有機リン系に比べて毒性が低く、扱いやすいのが利点です。
2. ネオニコチノイド系殺虫剤
「アセタミプリド」「イミダクロプリド」などが代表的な成分で、植物体に浸透して長期間効果を発揮します。アブラムシ類やコナジラミなど、スミチオンが得意としていた害虫にも高い効果があります。
ただし、使用時期や回数には制限があり、適用作物を必ず確認することが大切です。
3. 新系統の低環境負荷型農薬
最近では、「スピノシン系」「ジアミド系」といった新しい系統の薬剤が登場し、環境負荷が少なく、人や動植物にも比較的安全とされています。

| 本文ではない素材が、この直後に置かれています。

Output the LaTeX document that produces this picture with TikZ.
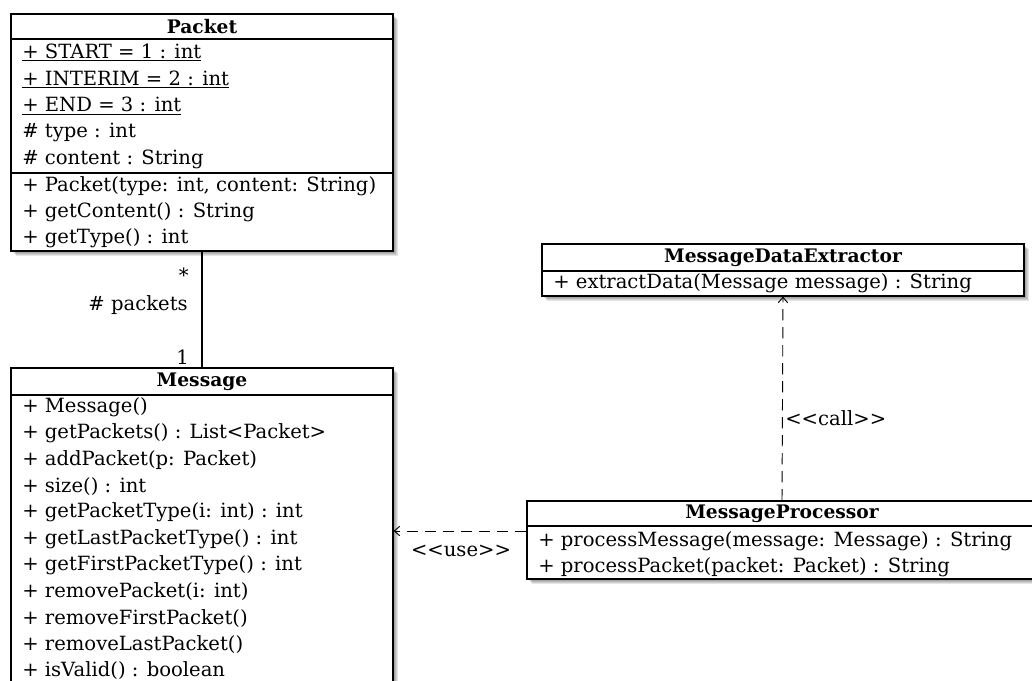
\documentclass[tikz,border=0pt]{standalone}
\usepackage{fontspec}
\setmainfont{DejaVu Serif}
\usetikzlibrary{arrows.meta,fit}
\newcommand\boxshadow[4]{%
  \foreach \s in {1,...,5}{\fill[black,opacity=0.1] (#1+\s,#2+\s) rectangle (#3+\s,#4+\s);}}
\begin{document}
\begin{tikzpicture}[x=0.75pt,y=-0.75pt,
  classbox/.style={draw, line width=0.9pt, inner sep=0pt, fill=white},
  divider/.style={line width=0.9pt},
  ctitle/.style={font=\fontsize{14}{16}\selectfont\bfseries, inner sep=0pt, anchor=center},
  member/.style={font=\fontsize{14.7}{16}\selectfont, inner sep=0pt, anchor=west},
  lbl/.style={font=\fontsize{14.7}{16}\selectfont, inner sep=0pt},
  dep/.style={line width=0.7pt, dash pattern=on 8.5pt off 5pt, -{Straight Barb[length=4pt,width=7pt]}},
  assoc/.style={line width=0.9pt}]
\useasboundingbox (0,0) rectangle (1032,681);

% ---------- Packet ----------
\boxshadow{11}{14}{393}{251}
\node[fit={(11,14) (393,251)}, classbox] (packet) {};
\node[ctitle] (packetT) at (202,27) {Packet};
\draw[divider] (11,39) -- (393,39);
\draw[divider] (11,173) -- (393,173);
\node[member] (pa1) at (22,52.4) {\underline{+ START = 1 : int}};
\node[member] (pa2) at (22,79.2) {\underline{+ INTERIM = 2 : int}};
\node[member] (pa3) at (22,106) {\underline{+ END = 3 : int}};
\node[member] (pa4) at (22,132.8) {\# type : int};
\node[member] (pa5) at (22,159.6) {\# content : String};
\node[member] (pm1) at (22,186) {+ Packet(type: int, content: String)};
\node[member] (pm2) at (22,212) {+ getContent() : String};
\node[member] (pm3) at (22,238) {+ getType() : int};

% ---------- Message ----------
\boxshadow{11}{368}{393}{700}
\node[fit={(11,368) (393,700)}, classbox] (message) {};
\node[ctitle] (messageT) at (202,381.5) {Message};
\draw[divider] (11,395) -- (393,395);
\node[member] (mm1) at (22,407) {+ Message()};
\node[member] (mm2) at (22,433.4) {+ getPackets() : List<Packet>};
\node[member] (mm3) at (22,459.8) {+ addPacket(p: Packet)};
\node[member] (mm4) at (22,486.2) {+ size() : int};
\node[member] (mm5) at (22,512.6) {+ getPacketType(i: int) : int};
\node[member] (mm6) at (22,539) {+ getLastPacketType() : int};
\node[member] (mm7) at (22,565.4) {+ getFirstPacketType() : int};
\node[member] (mm8) at (22,591.8) {+ removePacket(i: int)};
\node[member] (mm9) at (22,618.2) {+ removeFirstPacket()};
\node[member] (mm10) at (22,644.6) {+ removeLastPacket()};
\node[member] (mm11) at (22,671) {+ isValid() : boolean};

% ---------- MessageDataExtractor ----------
\boxshadow{542}{244}{1024}{296}
\node[fit={(542,244) (1024,296)}, classbox] (mde) {};
\node[ctitle] (mdeT) at (783,257.5) {MessageDataExtractor};
\draw[divider] (542,271) -- (1024,271);
\node[member] (mdem1) at (553,283.5) {+ extractData(Message message) : String};

% ---------- MessageProcessor ----------
\boxshadow{527}{501}{1037}{579}
\node[fit={(527,501) (1037,579)}, classbox] (mp) {};
\node[ctitle] (mpT) at (782,513.5) {MessageProcessor};
\draw[divider] (527,526) -- (1037,526);
\node[member] (mpm1) at (538,541.5) {+ processMessage(message: Message) : String};
\node[member] (mpm2) at (538,567) {+ processPacket(packet: Packet) : String};

% ---------- connectors ----------
\draw[assoc] (packet.south) -- (message.north);
\node[lbl, anchor=east] (mstar) at (189,275) {*};
\node[lbl, anchor=east] (role) at (188,305) {\# packets};
\node[lbl, anchor=east] (mone) at (189,357) {1};

\draw[dep] (mp.north) -- (mde.south);
\node[lbl, anchor=west] (calllbl) at (785,418) {<{}<call>{}>};

\coordinate (usey) at (0,531);
\draw[dep] (mp.west |- usey) -- (message.east |- usey);
\node[lbl] (uselbl) at (461,551) {<{}<use>{}>};
\end{tikzpicture}
\end{document}
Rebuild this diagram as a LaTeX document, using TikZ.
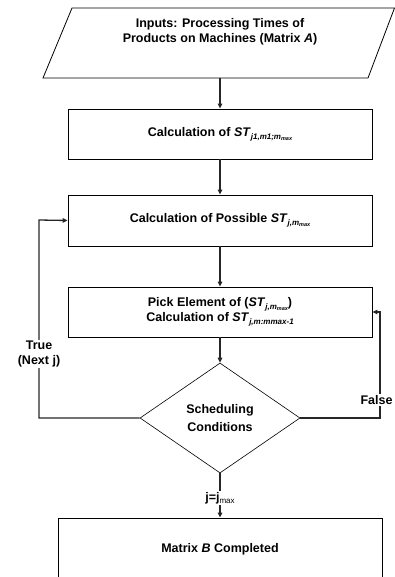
\documentclass[tikz,border=0pt]{standalone}
\usepackage{fontspec}
\setmainfont{Liberation Sans}
\usetikzlibrary{shapes.geometric,arrows.meta}
\newcommand{\subA}[1]{\raisebox{-0.45ex}{\fontsize{8}{9}\selectfont\itshape #1}}
\newcommand{\subB}[1]{\raisebox{-0.2ex}{\fontsize{5.5}{6}\selectfont\itshape #1}}
\begin{document}
\begin{tikzpicture}[x=1pt,y=-1pt,
  txt/.style={font=\fontsize{12.5}{14.5}\selectfont\bfseries, align=center},
  box/.style={txt, draw=black, line width=0.8pt, minimum width=304pt, minimum height=50pt, inner sep=0pt},
  dec/.style={txt, draw=black, line width=0.6pt, shape=diamond, minimum width=160pt, minimum height=110pt, inner sep=0pt},
  arr/.style={draw=black!85, line width=1.3pt, -{Triangle[length=5pt,width=4.5pt]}},
  lbl/.style={txt, fill=white, inner sep=1pt}]
\useasboundingbox (0,0) rectangle (395,577);
\draw[line width=0.8pt] (72,8) -- (394.5,8) -- (368,78) -- (43,78) -- cycle;
\node[txt] (in) at (220,32) {Inputs: Processing Times of\\Products on Machines (Matrix \textit{A})};
\coordinate (inb) at (220,78);
\node[box] (b1) at (220,134) {Calculation of \textit{ST}\subA{j1,m1;m\subB{max}}};
\node[box, minimum height=51pt] (b2) at (220,220.5) {Calculation of Possible \textit{ST}\subA{j,m\subB{max}}};
\node[box] (b3) at (220,312) {Pick Element of (\textit{ST}\subA{j,m\subB{max}})\\Calculation of \textit{ST}\subA{j,m:mmax-1}};
\node[dec] (d) at (220,418) {Scheduling\\[3pt]Conditions};
\node[box, minimum width=324pt, minimum height=62pt] (b4) at (220,549) {Matrix \textit{B} Completed};
\draw[arr] (inb) -- (b1);
\draw[arr] (b1) -- (b2);
\draw[arr] (b2) -- (b3);
\draw[arr] (b3) -- (d);
\coordinate (lc) at (39,220);
\draw[arr] (d.west) -| (lc) -- (b2.west);
\coordinate (rc) at (380,312);
\draw[arr] (d.east) -| (rc) -- (b3.east);
\draw[arr] (d.south) -- (b4.north);
\node[lbl] (tl) at (39,354) {True\\(Next j)};
\node[lbl] (fl) at (376.5,400) {False};
\node[lbl] (jl) at (220,498) {j=j\raisebox{-0.4ex}{\fontsize{8}{9}\selectfont\mdseries max}};
\end{tikzpicture}
\end{document}
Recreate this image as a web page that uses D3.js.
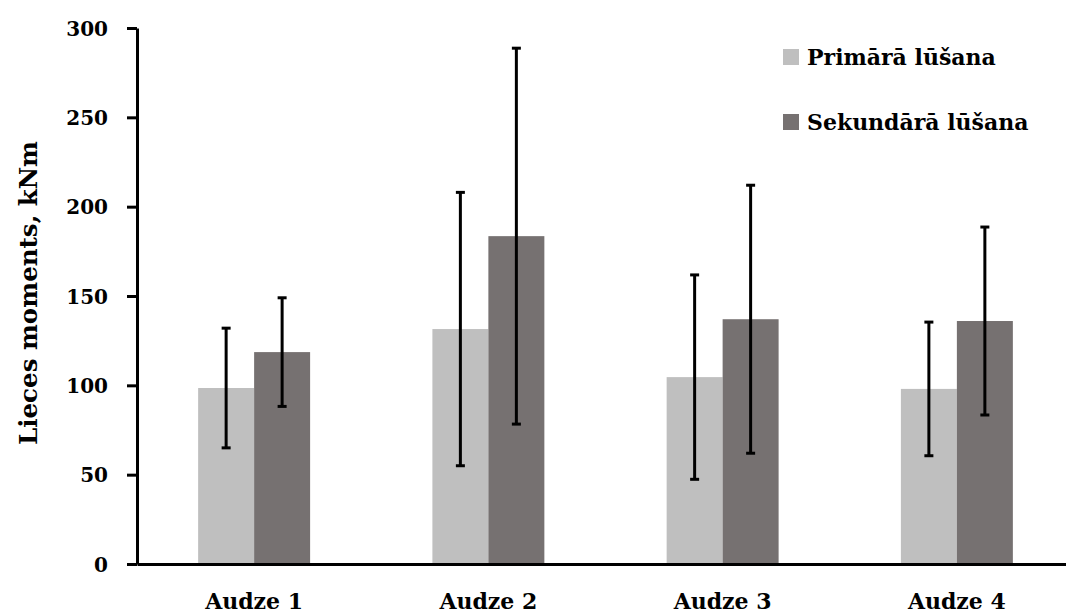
<!DOCTYPE html>
<html>
<head>
<meta charset="utf-8">
<script src="https://cdn.jsdelivr.net/npm/d3@7/dist/d3.min.js"></script>
<style>
  html, body { margin: 0; padding: 0; background: #fff; }
  svg { display: block; }
  text { font-family: "DejaVu Serif", "Liberation Serif", serif; font-weight: bold; fill: #000; }
</style>
</head>
<body>
<svg id="chart" width="1066" height="616"></svg>
<script>
// Stand labels and bending-moment means with their error ranges (kNm)
const categories = ["Audze 1", "Audze 2", "Audze 3", "Audze 4"];
const seriesNames = ["Primārā lūšana", "Sekundārā lūšana"];
const primaryMean = [98.5, 131.5, 104.6, 98];
const primaryErr = [33.5, 76.5, 57.2, 37.4];
const secondaryMean = [118.6, 183.5, 137, 136];
const secondaryErr = [30.4, 105.2, 75, 52.6];
const yTicks = [0, 50, 100, 150, 200, 250, 300];
const colors = ["#bfbfbf", "#767171"];

const svg = d3.select("#chart");
const margin = { left: 137, top: 28, bottom: 564, right: 1074 };

const y = d3.scaleLinear().domain([0, 300]).range([margin.bottom, margin.top]);
const x0 = d3.scaleBand().domain(categories)
  .range([margin.left, margin.right])
  .paddingInner(0.522).paddingOuter(0.261);
const x1 = d3.scaleBand().domain(seriesNames).range([0, x0.bandwidth()]);

const rows = categories.map((c, i) => ({
  cat: c,
  vals: [
    { s: seriesNames[0], v: primaryMean[i], e: primaryErr[i] },
    { s: seriesNames[1], v: secondaryMean[i], e: secondaryErr[i] }
  ]
}));

// Bars
const groups = svg.append("g").selectAll("g").data(rows).join("g")
  .attr("transform", d => `translate(${x0(d.cat)},0)`);
groups.selectAll("rect").data(d => d.vals).join("rect")
  .attr("x", d => x1(d.s))
  .attr("width", x1.bandwidth())
  .attr("y", d => y(d.v))
  .attr("height", d => y(0) - y(d.v))
  .attr("fill", (d, i) => colors[i]);

// Error bars
const capW = 9;
groups.selectAll("g.err").data(d => d.vals).join("g").attr("class", "err")
  .each(function(d) {
    const g = d3.select(this);
    const cx = x1(d.s) + x1.bandwidth() / 2;
    g.append("line").attr("x1", cx).attr("x2", cx)
      .attr("y1", y(d.v + d.e)).attr("y2", y(d.v - d.e))
      .attr("stroke", "#000").attr("stroke-width", 3);
    [d.v + d.e, d.v - d.e].forEach(val => {
      g.append("line").attr("x1", cx - capW / 2).attr("x2", cx + capW / 2)
        .attr("y1", y(val)).attr("y2", y(val))
        .attr("stroke", "#000").attr("stroke-width", 3);
    });
  });

// Y axis
const yAxis = svg.append("g").attr("transform", `translate(${margin.left},0)`)
  .call(d3.axisLeft(y).tickValues(yTicks).tickSize(10).tickPadding(19).tickSizeOuter(0));
yAxis.select(".domain").attr("stroke", "#000").attr("stroke-width", 3);
yAxis.selectAll(".tick line").attr("stroke", "#000").attr("stroke-width", 3);
yAxis.selectAll(".tick text").style("font-size", "20px").attr("dy", "0.35em");

// X axis
const xAxis = svg.append("g").attr("transform", `translate(0,${margin.bottom})`)
  .call(d3.axisBottom(x0).tickSize(0).tickPadding(29));
xAxis.select(".domain").attr("stroke", "#000").attr("stroke-width", 3);
xAxis.selectAll(".tick text").style("font-size", "22px").attr("dy", "0.71em");

// Y axis title
svg.append("text")
  .attr("transform", "translate(37,293) rotate(-90)")
  .attr("text-anchor", "middle")
  .style("font-size", "24.5px")
  .text("Lieces moments, kNm");

// Legend
const legend = svg.append("g");
seriesNames.forEach((name, i) => {
  const ly = 57 + i * 65;
  legend.append("rect").attr("x", 783).attr("y", ly - 8).attr("width", 16).attr("height", 16)
    .attr("fill", colors[i]);
  legend.append("text").attr("x", 807).attr("y", ly).attr("dy", "0.35em")
    .style("font-size", "22px").text(name);
});
</script>
</body>
</html>
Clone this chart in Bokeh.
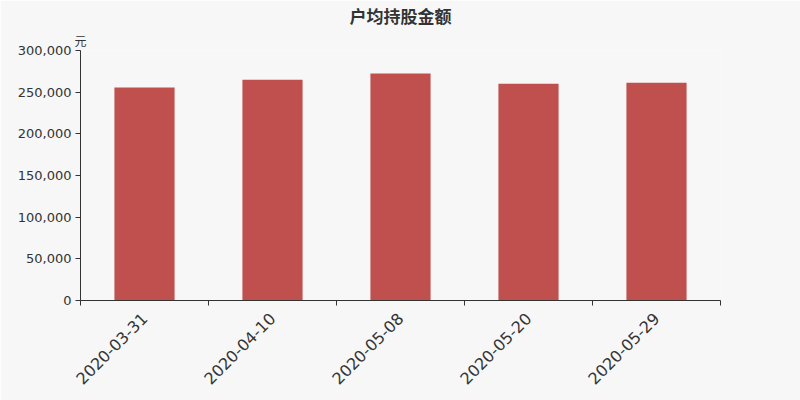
import math
from bokeh.plotting import figure
from bokeh.models import ColumnDataSource, FixedTicker, NumeralTickFormatter, Title, Range1d
from bokeh.embed import file_html
from bokeh.resources import INLINE

dates = ["2020-03-31", "2020-04-10", "2020-05-08", "2020-05-20", "2020-05-29"]
values = [255600, 264800, 272400, 260000, 261200]
y_ticks = [0, 50000, 100000, 150000, 200000, 250000, 300000]
title_text = "户均持股金额"
unit_text = "元"

xs = [i + 0.5 for i in range(len(dates))]
src = ColumnDataSource(dict(x=xs, top=values))

BG = "#f7f7f7"
p = figure(width=800, height=400, output_backend="svg", toolbar_location=None,
           x_range=Range1d(0, len(dates)), y_range=Range1d(0, 300000),
           min_border_left=80, min_border_right=80, min_border_top=50, min_border_bottom=100)
p.background_fill_color = BG
p.border_fill_color = BG
p.outline_line_color = None
p.grid.visible = False

p.vbar(x="x", top="top", width=0.47, bottom=0, source=src, fill_color="#c0504d", line_color=None)

ya = p.yaxis[0]
ya.ticker = FixedTicker(ticks=y_ticks)
ya.formatter = NumeralTickFormatter(format="0,0")
ya.axis_line_color = "#333333"
ya.major_tick_line_color = "#333333"
ya.major_tick_out = 5
ya.major_tick_in = 0
ya.minor_tick_line_color = None
ya.major_label_text_font = "DejaVu Sans"
ya.major_label_text_font_size = "13px"
ya.major_label_text_color = "#333333"
ya.major_label_standoff = 4

xa = p.xaxis[0]
xa.ticker = FixedTicker(ticks=xs, minor_ticks=list(range(len(dates) + 1)))
xa.major_label_overrides = {x: d for x, d in zip(xs, dates)}
xa.major_tick_out = 0
xa.major_tick_in = 0
xa.minor_tick_out = 5
xa.minor_tick_in = 0
xa.minor_tick_line_color = "#333333"
xa.axis_line_color = "#333333"
xa.major_label_orientation = math.pi / 4
xa.major_label_text_font = "DejaVu Sans"
xa.major_label_text_font_size = "16px"
xa.major_label_text_color = "#333333"
xa.major_label_standoff = 10

p.title.text = title_text
p.title.align = "center"
p.title.text_font = "Noto Sans CJK SC"
p.title.text_font_size = "17px"
p.title.text_font_style = "bold"
p.title.text_color = "#333333"
p.title.standoff = 0

p.add_layout(Title(text=unit_text, align="left", offset=-6, text_font="Noto Sans CJK SC",
                   text_font_style="normal", text_font_size="12px", text_color="#333333",
                   standoff=4), "above")

open("out.html", "w").write(file_html(p, INLINE))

スミチオンに代わってこうした“次世代農薬”への移行が今後の主流になると見られています。
代替品を選ぶ際のポイント
代替薬を選ぶ際は、単に「スミチオンと似ている」だけでなく、次の点を確認しましょう。
- 対象害虫と作物が一致しているか
- 使用回数や希釈倍率が違うため、ラベルを必ず確認する
- 同じ系統の薬剤を連続使用しない(耐性化を防ぐため)
- ミツバチや魚類などへの影響表示をチェックする
- 使用期限・保管条件を守る
また、農薬を選ぶときは「地域のJAや販売店に相談する」「自治体の農業試験場の資料を確認する」など、公式情報をもとに判断するのが安心です。
現場の声と今後の展望
スミチオンが長年親しまれてきた背景には、「どの害虫にも効く万能感」と「価格の手頃さ」がありました。
その一方で、時代が進むにつれ「より環境にやさしく」「より安全な」農薬が求められるようになり、古い成分が淘汰されていくのは自然な流れとも言えます。
現在は移行期にあたり、有機リン系から新系統への切り替えが急速に進んでいます。スミチオンの販売終了は、その象徴的な出来事ともいえるでしょう。
スミチオン販売終了のまとめと今後の対策
スミチオンが販売終了する理由は、有機リン系農薬の規制強化、登録維持コストの増大、効果低下や環境影響への懸念など、複数の要因が重なった結果です。
2026年9月末を目途に販売終了が予定されており、在庫分はしばらく流通する見込みですが、いずれ手に入りにくくなるのは確実です。
今後は、ピレスロイド系・ネオニコチノイド系・新系統など、より安全で持続可能な薬剤への切り替えが重要になります。
スミチオンに長年お世話になってきた方も、これを機に新しい世代の農薬へシフトしてみるのも良いタイミングかもしれません。
農業や園芸は環境と共にあるもの。変化に対応しながら、より安心して使える薬剤を選ぶことが、これからのスタンダードになっていくでしょう。